GIVEN RECORDS:
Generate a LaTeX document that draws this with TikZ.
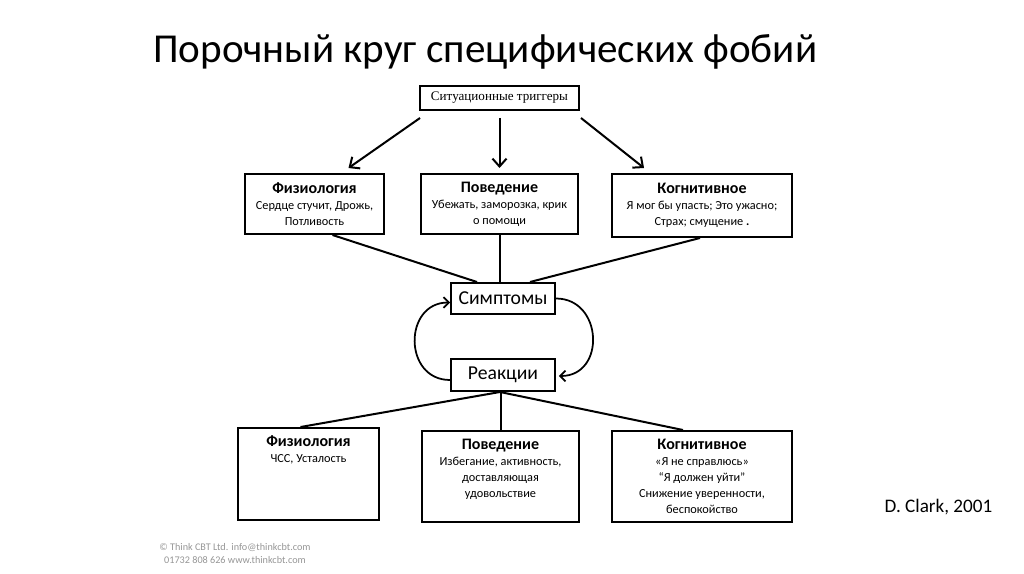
\documentclass[tikz,border=0pt]{standalone}
\usepackage{fontspec}
\setmainfont{Carlito}
\newfontfamily\serifcap{Liberation Serif}
\usetikzlibrary{arrows.meta,calc}
\definecolor{footgray}{RGB}{150,150,150}

\tikzset{
  box/.style={draw, line width=0.04cm, inner sep=0pt, align=center,
    font=\fontsize{7}{9.2}\selectfont},
  arr/.style={line width=0.04cm, -{Straight Barb[length=4.5pt,width=8pt]}},
  cyc/.style={line width=0.035cm, -{Straight Barb[length=3pt,width=6pt]}},
  link/.style={line width=0.04cm},
}
\newcommand{\hd}[1]{{\fontsize{9.1}{10}\selectfont\bfseries #1}}
\newcommand{\toptext}[3]{\parbox[c][#1][t]{#2}{\centering\vspace*{4.5pt}#3}}

\begin{document}
\begin{tikzpicture}[x=0.02cm,y=-0.02cm]
            \useasboundingbox (0,0) rectangle (1024,574);

            % Title
            \node [anchor=base west, font=\fontsize{23.4}{27}\selectfont] (title) at (147,63) {Порочный круг специфических фобий};%

            % Trigger box
            \node [box, minimum width=3.18cm, minimum height=0.48cm, font=\serifcap\fontsize{7.45}{9}\selectfont] (sit) at (499.5,98) {Ситуационные триггеры};%

            % Upper row of boxes
            \node [box, minimum width=2.78cm, minimum height=1.2cm] (fizA) at (314.5,204) {\hd{Физиология}\\ Сердце стучит, Дрожь,\\ Потливость};%
            \node [box, minimum width=3.14cm, minimum height=1.2cm] (povA) at (499.5,204) {\hd{Поведение}\\ Убежать, заморозка, крик\\ о помощи};%
            \node [box, minimum width=3.6cm, minimum height=1.26cm] (kogA) at (702,205.5) {\hd{Когнитивное}\\ Я мог бы упасть; Это ужасно;\\ Страх; смущение \textbf{.}};%

            % Middle cycle
            \node [box, minimum width=2.08cm, minimum height=0.62cm, font=\fontsize{11.2}{13}\selectfont] (simp) at (503,298.5) {Симптомы};%
            \node [box, minimum width=2.08cm, minimum height=0.64cm, font=\fontsize{11.2}{13}\selectfont] (reak) at (503,375) {Реакции};%

            % Lower row of boxes
            \node [box] (fizB) at (308.5,474) {\toptext{1.84cm}{2.82cm}{\hd{Физиология}\\ ЧСС, Усталость}};%
            \node [box] (povB) at (500.5,476.5) {\toptext{1.82cm}{3.14cm}{\hd{Поведение}\\ Избегание, активность,\\ доставляющая\\ удовольствие}};%
            \node [box] (kogB) at (702,476.5) {\toptext{1.82cm}{3.6cm}{\hd{Когнитивное}\\ «Я не справлюсь»\\ “Я должен уйти”\\ Снижение уверенности,\\ беспокойство}};%

            % Author and footer
            \node [font=\fontsize{10.9}{12}\selectfont] (clark) at (938.5,507) {D. Clark, 2001};%
            \node [align=center, text=footgray, font=\fontsize{5.8}{7.4}\selectfont] (foot) at (235,553.5) {© Think CBT Ltd. info@thinkcbt.com\\ 01732 808 626 www.thinkcbt.com};%

            % Drawing arrows from triggers
            \draw [arr] ($(sit.south west)+(1,7)$) -- ($(fizA.north)+(34,-5)$);%
            \draw [arr] ($(sit.south)+(0,7)$) -- ($(povA.north)+(0,-5)$);%
            \draw [arr] ($(sit.south east)+(1,7)$) -- ($(kogA.north west)+(33,-5)$);%

            % Drawing segments to symptoms
            \draw [link] ($(fizA.south)+(18,0)$) -- ($(simp.north)+(-26,0)$);%
            \draw [link] (povA.south) -- (povA.south |- simp.north);%
            \draw [link] ($(kogA.south)+(-2,0)$) -- ($(simp.north)+(27,0)$);%

            % Drawing the cycle
            \draw [cyc] ($(reak.west)+(0,5)$) to [out=180, in=180, looseness=1.55] ($(simp.west)+(0,4)$);%
            \draw [cyc] (simp.east) to [out=0, in=0, looseness=1.55] ($(reak.east)+(3,1)$);%

            % Drawing segments from reactions
            \draw [link] ($(reak.south)+(-3,0)$) -- ($(fizB.north)+(-8,0)$);%
            \draw [link] (povB.north |- reak.south) -- (povB.north);%
            \draw [link] ($(reak.south)+(-3,0)$) -- ($(kogB.north)+(-19,0)$);%
\end{tikzpicture}
\end{document}
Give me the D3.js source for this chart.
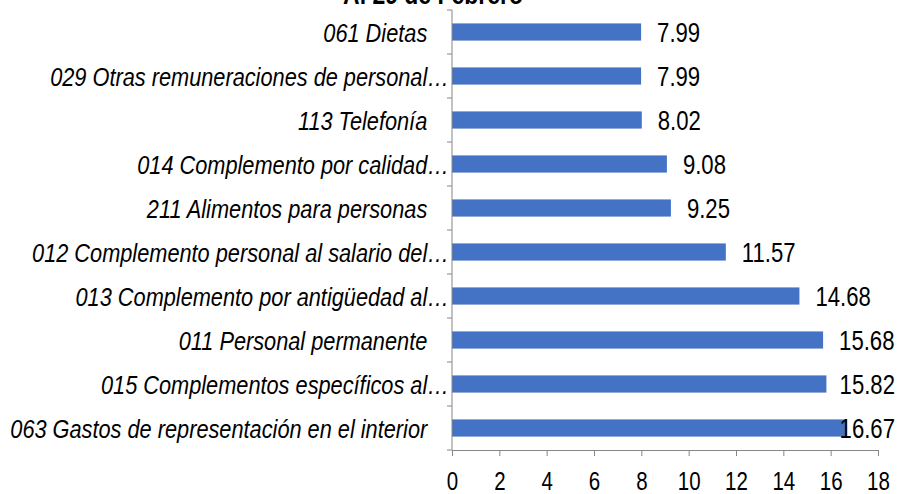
<!DOCTYPE html>
<html>
<head>
<meta charset="utf-8">
<script src="https://cdn.jsdelivr.net/npm/d3@7"></script>
<style>
  body { margin: 0; background: #fff; }
  svg { display: block; }
  text { font-family: "Liberation Sans Narrow", "Arial Narrow", "Liberation Sans", Arial, sans-serif; fill: #000; }
  .cat { font-style: italic; font-size: 25px; white-space: pre; }
  .val { font-size: 27px; }
  .axis text { font-size: 25px; }
  .axis path, .axis line { stroke: #868686; }
</style>
</head>
<body>
<div id="chart"></div>
<script>
// values, top to bottom
var categories = [
  "061 Dietas\u2002\u2002",
  "029 Otras remuneraciones de personal\u2026",
  "113 Telefonía\u2002\u2002",
  "014 Complemento por calidad\u2026",
  "211 Alimentos para personas\u2002\u2002",
  "012 Complemento personal al salario del\u2026",
  "013 Complemento por antigüedad al\u2026",
  "011 Personal permanente\u2002\u2002",
  "015 Complementos específicos al\u2026",
  "063 Gastos de representación en el interior\u2002\u2002"
];
var values = [7.99, 7.99, 8.02, 9.08, 9.25, 11.57, 14.68, 15.68, 15.82, 16.67];
var xTicks = [0, 2, 4, 6, 8, 10, 12, 14, 16, 18];
var title = "Al 29 de Febrero";

var width = 899,
    height = 494,
    margin = {top: 10, right: 21, bottom: 44, left: 452},
    narrow = 0.82,   // horizontal squeeze for numbers
    narrowCat = 0.87; // and for category names

var svg = d3.select("#chart").append("svg")
    .attr("width", width)
    .attr("height", height);

var x = d3.scaleLinear()
    .domain([0, 18])
    .range([margin.left, width - margin.right]);

var y = d3.scaleBand()
    .domain(categories)
    .range([margin.top, height - margin.bottom])
    .paddingInner(0.61)
    .paddingOuter(0.305);

svg.append("text")
    .attr("transform", "translate(433,4) scale(" + narrow + ",1)")
    .attr("text-anchor", "middle")
    .style("font-weight", "bold")
    .style("font-size", "28px")
    .text(title);

// bars
svg.selectAll("rect.bar")
    .data(values)
    .enter().append("rect")
    .attr("class", "bar")
    .attr("x", x(0))
    .attr("y", function(d, i) { return y(categories[i]); })
    .attr("width", function(d) { return x(d) - x(0); })
    .attr("height", y.bandwidth())
    .attr("fill", "#4472C4");

// x axis
var xAxis = svg.append("g")
    .attr("class", "axis")
    .attr("transform", "translate(0," + (height - margin.bottom) + ")")
    .call(d3.axisBottom(x).tickValues(xTicks).tickSizeInner(6).tickSizeOuter(0).tickPadding(16));
xAxis.selectAll("text").attr("transform", "scale(" + narrow + ",1)");

// y axis with ticks between categories
var yLine = svg.append("g").attr("class", "axis");
yLine.append("line")
    .attr("x1", x(0)).attr("x2", x(0))
    .attr("y1", margin.top).attr("y2", height - margin.bottom);
var step = y.step();
yLine.selectAll("line.tk")
    .data(d3.range(categories.length + 1))
    .enter().append("line")
    .attr("class", "tk")
    .attr("x1", x(0) - 5).attr("x2", x(0))
    .attr("y1", function(i) { return margin.top + i * step; })
    .attr("y2", function(i) { return margin.top + i * step; });

// category labels
svg.selectAll("text.cat")
    .data(categories)
    .enter().append("text")
    .attr("class", "cat")
    .attr("transform", function(d) {
        return "translate(" + (x(0) - 3) + "," + (y(d) + y.bandwidth() / 2 + 1) + ") scale(" + narrowCat + ",1)";
    })
    .attr("dy", "0.35em")
    .attr("text-anchor", "end")
    .text(function(d) { return d; });

// value labels
svg.selectAll("text.val")
    .data(values)
    .enter().append("text")
    .attr("class", "val")
    .attr("dy", "0.35em")
    .text(function(d) { return d.toFixed(2); })
    .attr("transform", function(d, i) {
        var w = this.getComputedTextLength() * narrow;
        var px = Math.min(x(d) + 16, width - 4 - w);
        return "translate(" + px + "," + (y(categories[i]) + y.bandwidth() / 2 + 1) + ") scale(" + narrow + ",1)";
    });
</script>
</body>
</html>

WHAT THIS TASK INVOLVES: Pictures in the material above should be skipped; print exactly the lines from the one with "Give me the D3.js source for this chart." through the one with "narrowCat = 0.87;".

EXPECTED OUTPUT:
Give me the D3.js source for this chart.
<!DOCTYPE html>
<html>
<head>
<meta charset="utf-8">
<script src="https://cdn.jsdelivr.net/npm/d3@7"></script>
<style>
  body { margin: 0; background: #fff; }
  svg { display: block; }
  text { font-family: "Liberation Sans Narrow", "Arial Narrow", "Liberation Sans", Arial, sans-serif; fill: #000; }
  .cat { font-style: italic; font-size: 25px; white-space: pre; }
  .val { font-size: 27px; }
  .axis text { font-size: 25px; }
  .axis path, .axis line { stroke: #868686; }
</style>
</head>
<body>
<div id="chart"></div>
<script>
// values, top to bottom
var categories = [
  "061 Dietas\u2002\u2002",
  "029 Otras remuneraciones de personal\u2026",
  "113 Telefonía\u2002\u2002",
  "014 Complemento por calidad\u2026",
  "211 Alimentos para personas\u2002\u2002",
  "012 Complemento personal al salario del\u2026",
  "013 Complemento por antigüedad al\u2026",
  "011 Personal permanente\u2002\u2002",
  "015 Complementos específicos al\u2026",
  "063 Gastos de representación en el interior\u2002\u2002"
];
var values = [7.99, 7.99, 8.02, 9.08, 9.25, 11.57, 14.68, 15.68, 15.82, 16.67];
var xTicks = [0, 2, 4, 6, 8, 10, 12, 14, 16, 18];
var title = "Al 29 de Febrero";

var width = 899,
    height = 494,
    margin = {top: 10, right: 21, bottom: 44, left: 452},
    narrow = 0.82,   // horizontal squeeze for numbers
    narrowCat = 0.87; // and for category names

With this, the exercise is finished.